— BEGIN —
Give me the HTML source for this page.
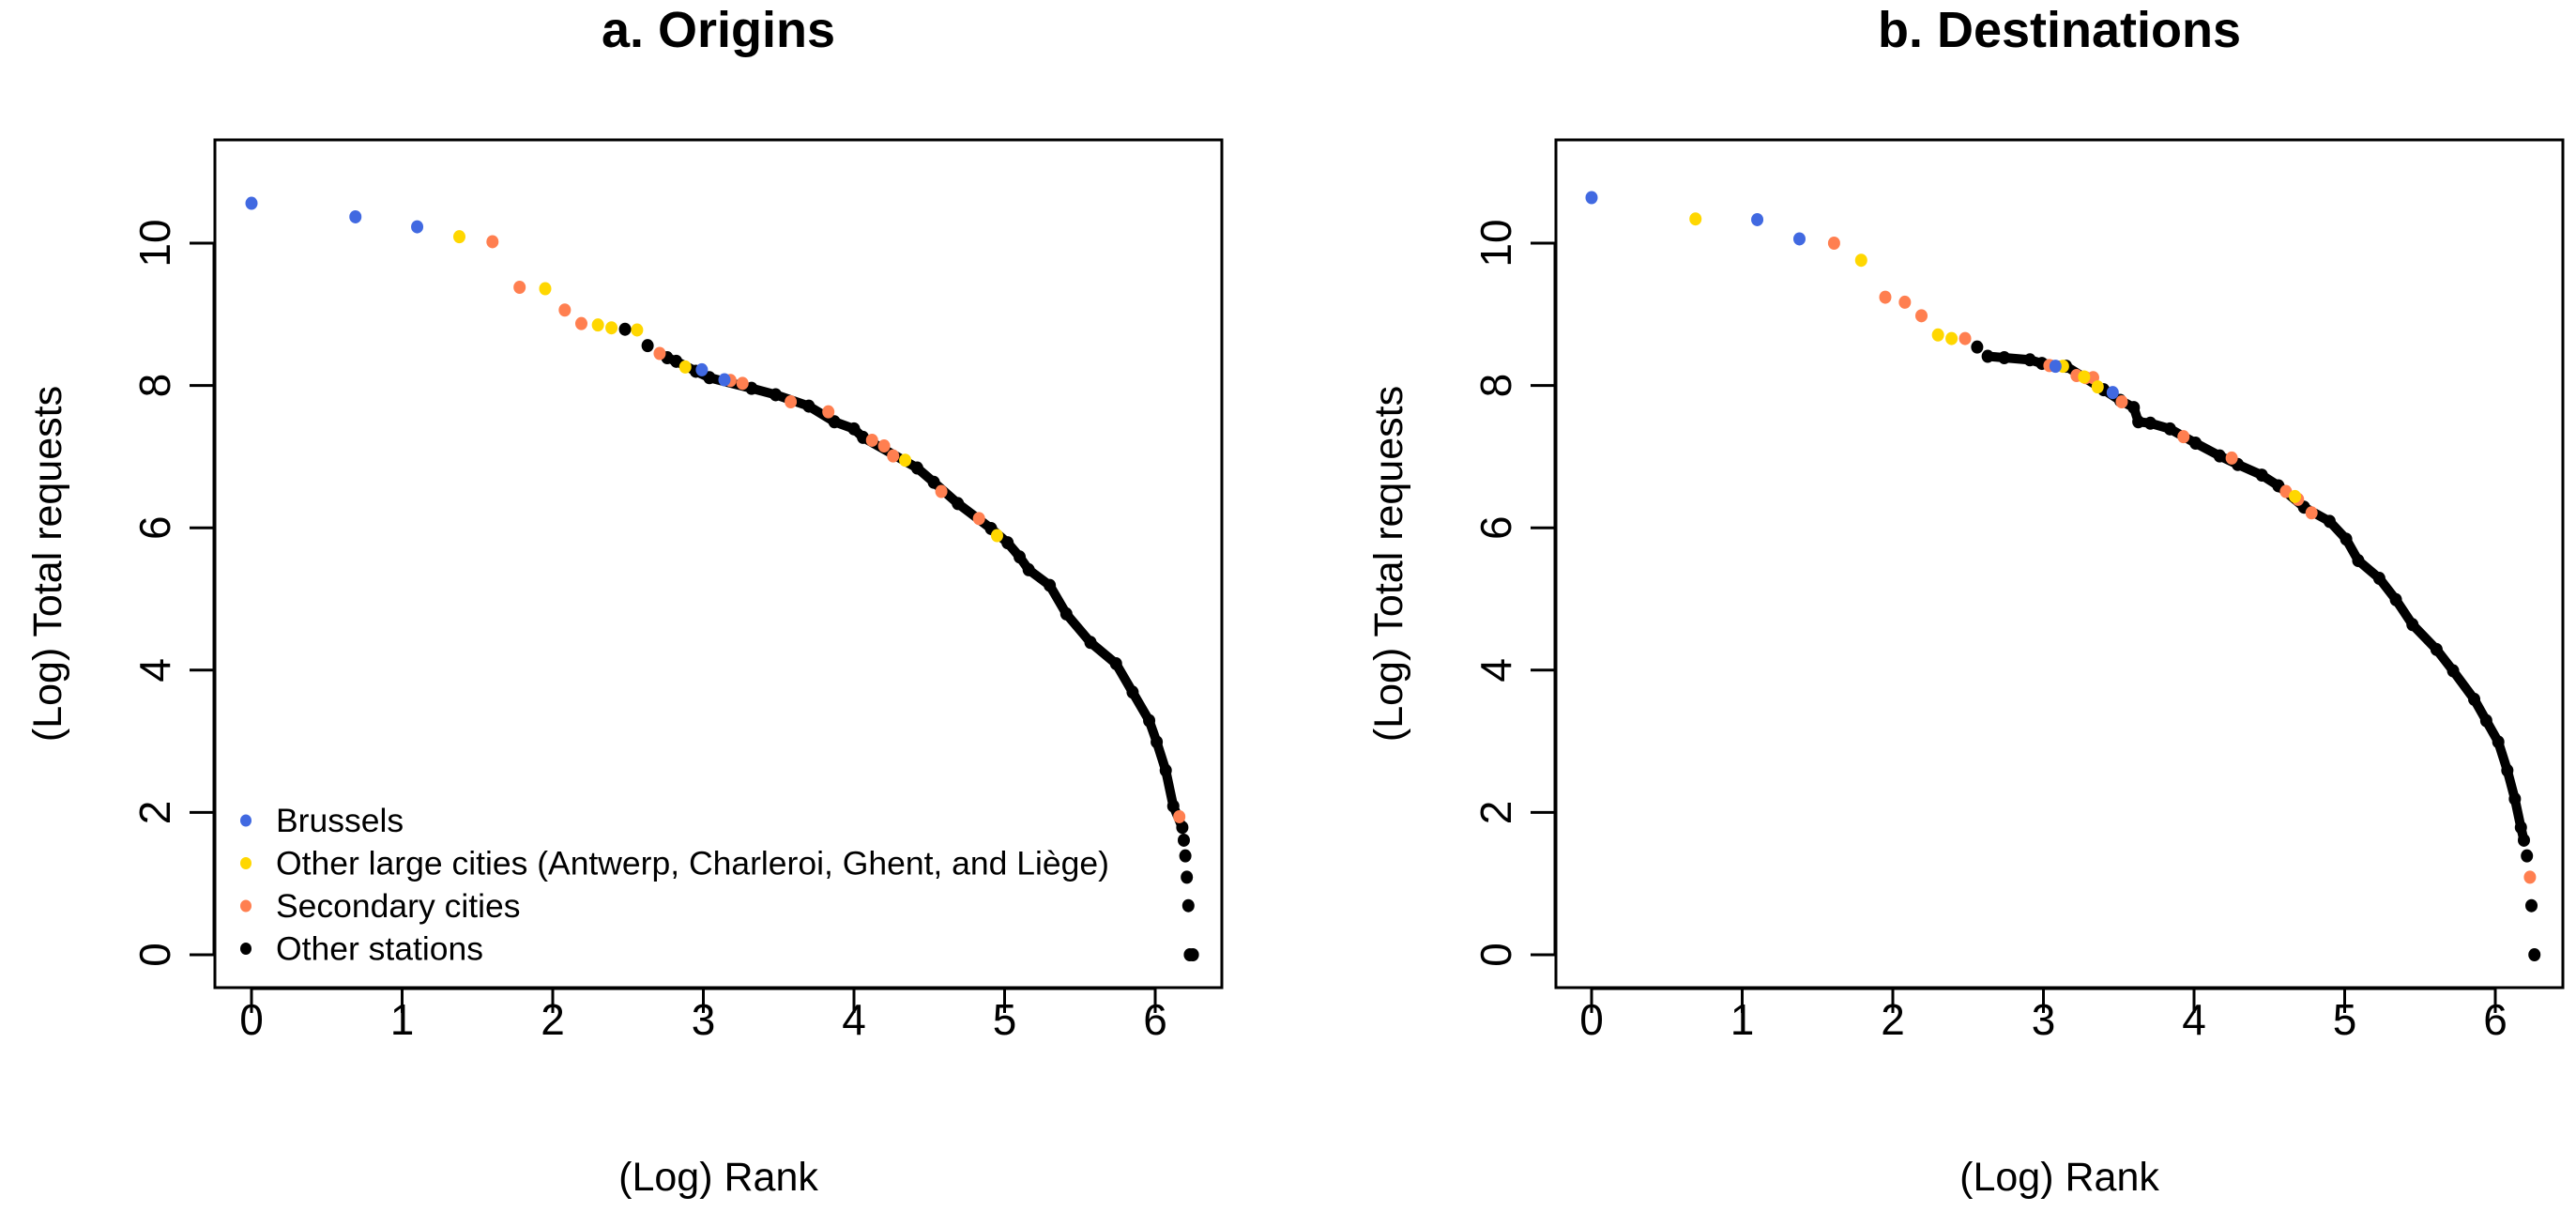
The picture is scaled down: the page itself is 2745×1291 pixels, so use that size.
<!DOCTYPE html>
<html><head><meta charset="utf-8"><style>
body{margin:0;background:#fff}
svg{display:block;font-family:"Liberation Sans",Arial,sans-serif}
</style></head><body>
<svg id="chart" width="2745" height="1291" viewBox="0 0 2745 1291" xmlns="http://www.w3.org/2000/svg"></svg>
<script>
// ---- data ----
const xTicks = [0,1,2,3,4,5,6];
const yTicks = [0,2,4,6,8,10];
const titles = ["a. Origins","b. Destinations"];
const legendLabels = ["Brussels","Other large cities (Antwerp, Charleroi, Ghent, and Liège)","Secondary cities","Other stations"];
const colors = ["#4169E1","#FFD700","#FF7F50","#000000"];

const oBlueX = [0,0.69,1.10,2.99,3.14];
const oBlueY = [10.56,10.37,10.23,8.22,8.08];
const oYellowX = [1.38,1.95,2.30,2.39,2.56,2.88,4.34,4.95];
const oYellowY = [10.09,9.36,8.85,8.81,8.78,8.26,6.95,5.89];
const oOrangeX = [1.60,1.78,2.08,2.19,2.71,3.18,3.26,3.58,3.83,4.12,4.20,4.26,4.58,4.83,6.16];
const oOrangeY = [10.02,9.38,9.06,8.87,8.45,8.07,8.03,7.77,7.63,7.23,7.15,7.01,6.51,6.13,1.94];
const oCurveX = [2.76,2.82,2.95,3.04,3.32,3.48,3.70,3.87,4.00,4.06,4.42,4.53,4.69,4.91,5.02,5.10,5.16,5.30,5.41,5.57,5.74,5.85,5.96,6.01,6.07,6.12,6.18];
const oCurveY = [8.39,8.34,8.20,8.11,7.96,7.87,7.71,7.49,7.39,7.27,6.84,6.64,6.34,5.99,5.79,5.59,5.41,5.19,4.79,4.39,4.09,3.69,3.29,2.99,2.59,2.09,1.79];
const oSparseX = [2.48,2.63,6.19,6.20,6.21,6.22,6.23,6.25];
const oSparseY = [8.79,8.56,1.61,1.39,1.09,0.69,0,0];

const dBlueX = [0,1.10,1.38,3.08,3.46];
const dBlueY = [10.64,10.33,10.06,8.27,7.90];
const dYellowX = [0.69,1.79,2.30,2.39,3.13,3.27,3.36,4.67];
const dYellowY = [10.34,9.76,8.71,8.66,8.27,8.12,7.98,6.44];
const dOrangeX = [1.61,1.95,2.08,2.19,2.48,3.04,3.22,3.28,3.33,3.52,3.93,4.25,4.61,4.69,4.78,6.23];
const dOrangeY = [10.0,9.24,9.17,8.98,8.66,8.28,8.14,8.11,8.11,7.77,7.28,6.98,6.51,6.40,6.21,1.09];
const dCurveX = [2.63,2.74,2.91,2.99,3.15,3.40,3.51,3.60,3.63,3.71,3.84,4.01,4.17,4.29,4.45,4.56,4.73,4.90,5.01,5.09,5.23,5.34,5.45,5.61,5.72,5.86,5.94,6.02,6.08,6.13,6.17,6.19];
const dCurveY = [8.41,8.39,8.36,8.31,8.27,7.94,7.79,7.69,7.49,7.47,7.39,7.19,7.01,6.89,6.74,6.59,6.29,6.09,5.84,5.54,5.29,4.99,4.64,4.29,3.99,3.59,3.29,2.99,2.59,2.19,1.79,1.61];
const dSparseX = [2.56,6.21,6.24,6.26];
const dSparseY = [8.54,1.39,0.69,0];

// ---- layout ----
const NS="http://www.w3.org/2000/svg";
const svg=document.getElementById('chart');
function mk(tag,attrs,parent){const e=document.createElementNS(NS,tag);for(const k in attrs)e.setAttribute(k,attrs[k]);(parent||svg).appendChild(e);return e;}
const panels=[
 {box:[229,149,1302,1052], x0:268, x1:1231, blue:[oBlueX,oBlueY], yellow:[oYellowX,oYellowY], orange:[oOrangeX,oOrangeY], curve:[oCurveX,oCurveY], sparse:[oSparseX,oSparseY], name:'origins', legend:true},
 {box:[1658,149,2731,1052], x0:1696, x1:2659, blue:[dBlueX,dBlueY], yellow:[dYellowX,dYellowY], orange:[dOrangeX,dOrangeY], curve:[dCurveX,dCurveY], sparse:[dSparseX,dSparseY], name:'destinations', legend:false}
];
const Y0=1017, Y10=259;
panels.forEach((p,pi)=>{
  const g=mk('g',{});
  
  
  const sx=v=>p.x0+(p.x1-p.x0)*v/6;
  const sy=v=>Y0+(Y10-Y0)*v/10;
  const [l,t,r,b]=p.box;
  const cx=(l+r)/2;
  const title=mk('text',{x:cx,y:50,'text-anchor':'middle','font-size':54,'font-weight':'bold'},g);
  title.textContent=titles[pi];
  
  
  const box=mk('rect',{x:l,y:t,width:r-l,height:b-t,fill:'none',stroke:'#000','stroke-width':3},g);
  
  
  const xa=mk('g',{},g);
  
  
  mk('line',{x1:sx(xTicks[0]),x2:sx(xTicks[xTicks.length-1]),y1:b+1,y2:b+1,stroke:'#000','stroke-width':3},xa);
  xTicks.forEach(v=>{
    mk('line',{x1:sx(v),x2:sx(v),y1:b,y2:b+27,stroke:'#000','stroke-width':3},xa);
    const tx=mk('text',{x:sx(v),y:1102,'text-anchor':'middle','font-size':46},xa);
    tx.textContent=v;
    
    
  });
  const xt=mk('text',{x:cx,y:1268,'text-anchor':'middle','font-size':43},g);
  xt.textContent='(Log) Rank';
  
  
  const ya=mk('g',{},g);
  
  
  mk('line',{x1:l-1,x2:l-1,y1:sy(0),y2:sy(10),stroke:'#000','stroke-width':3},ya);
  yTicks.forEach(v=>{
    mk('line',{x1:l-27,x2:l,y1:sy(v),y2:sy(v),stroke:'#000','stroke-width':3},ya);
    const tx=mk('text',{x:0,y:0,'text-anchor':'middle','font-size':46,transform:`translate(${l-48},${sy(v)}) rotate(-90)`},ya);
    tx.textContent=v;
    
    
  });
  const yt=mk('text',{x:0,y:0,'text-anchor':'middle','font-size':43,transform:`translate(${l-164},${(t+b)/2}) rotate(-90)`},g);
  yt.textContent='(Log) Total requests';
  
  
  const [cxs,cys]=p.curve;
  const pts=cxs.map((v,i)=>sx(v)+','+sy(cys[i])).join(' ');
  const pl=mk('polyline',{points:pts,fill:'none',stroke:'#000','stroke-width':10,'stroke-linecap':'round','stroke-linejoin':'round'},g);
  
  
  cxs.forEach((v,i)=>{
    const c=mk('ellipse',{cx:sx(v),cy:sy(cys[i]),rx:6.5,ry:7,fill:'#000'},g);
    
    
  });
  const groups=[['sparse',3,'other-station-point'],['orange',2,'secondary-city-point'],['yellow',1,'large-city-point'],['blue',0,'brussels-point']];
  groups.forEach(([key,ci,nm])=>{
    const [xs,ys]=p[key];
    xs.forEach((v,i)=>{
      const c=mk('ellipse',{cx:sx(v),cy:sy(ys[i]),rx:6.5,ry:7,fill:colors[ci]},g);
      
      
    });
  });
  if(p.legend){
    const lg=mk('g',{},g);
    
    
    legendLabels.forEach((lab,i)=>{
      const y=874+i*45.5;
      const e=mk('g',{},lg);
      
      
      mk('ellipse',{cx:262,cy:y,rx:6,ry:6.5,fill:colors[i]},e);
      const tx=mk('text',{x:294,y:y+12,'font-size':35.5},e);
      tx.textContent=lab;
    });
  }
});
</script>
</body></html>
— END —
*EXERCISE REQUIREMENTS*. Begin at the first line of the material and copy each line exactly through the one containing "const oSparseY = [8.79,8.56,1.61,1.39,1.09,0.69,0,0];". Omit pictures.

*FINAL ANSWER*.
Give me the HTML source for this page.
The picture is scaled down: the page itself is 2745×1291 pixels, so use that size.
<!DOCTYPE html>
<html><head><meta charset="utf-8"><style>
body{margin:0;background:#fff}
svg{display:block;font-family:"Liberation Sans",Arial,sans-serif}
</style></head><body>
<svg id="chart" width="2745" height="1291" viewBox="0 0 2745 1291" xmlns="http://www.w3.org/2000/svg"></svg>
<script>
// ---- data ----
const xTicks = [0,1,2,3,4,5,6];
const yTicks = [0,2,4,6,8,10];
const titles = ["a. Origins","b. Destinations"];
const legendLabels = ["Brussels","Other large cities (Antwerp, Charleroi, Ghent, and Liège)","Secondary cities","Other stations"];
const colors = ["#4169E1","#FFD700","#FF7F50","#000000"];

const oBlueX = [0,0.69,1.10,2.99,3.14];
const oBlueY = [10.56,10.37,10.23,8.22,8.08];
const oYellowX = [1.38,1.95,2.30,2.39,2.56,2.88,4.34,4.95];
const oYellowY = [10.09,9.36,8.85,8.81,8.78,8.26,6.95,5.89];
const oOrangeX = [1.60,1.78,2.08,2.19,2.71,3.18,3.26,3.58,3.83,4.12,4.20,4.26,4.58,4.83,6.16];
const oOrangeY = [10.02,9.38,9.06,8.87,8.45,8.07,8.03,7.77,7.63,7.23,7.15,7.01,6.51,6.13,1.94];
const oCurveX = [2.76,2.82,2.95,3.04,3.32,3.48,3.70,3.87,4.00,4.06,4.42,4.53,4.69,4.91,5.02,5.10,5.16,5.30,5.41,5.57,5.74,5.85,5.96,6.01,6.07,6.12,6.18];
const oCurveY = [8.39,8.34,8.20,8.11,7.96,7.87,7.71,7.49,7.39,7.27,6.84,6.64,6.34,5.99,5.79,5.59,5.41,5.19,4.79,4.39,4.09,3.69,3.29,2.99,2.59,2.09,1.79];
const oSparseX = [2.48,2.63,6.19,6.20,6.21,6.22,6.23,6.25];
const oSparseY = [8.79,8.56,1.61,1.39,1.09,0.69,0,0];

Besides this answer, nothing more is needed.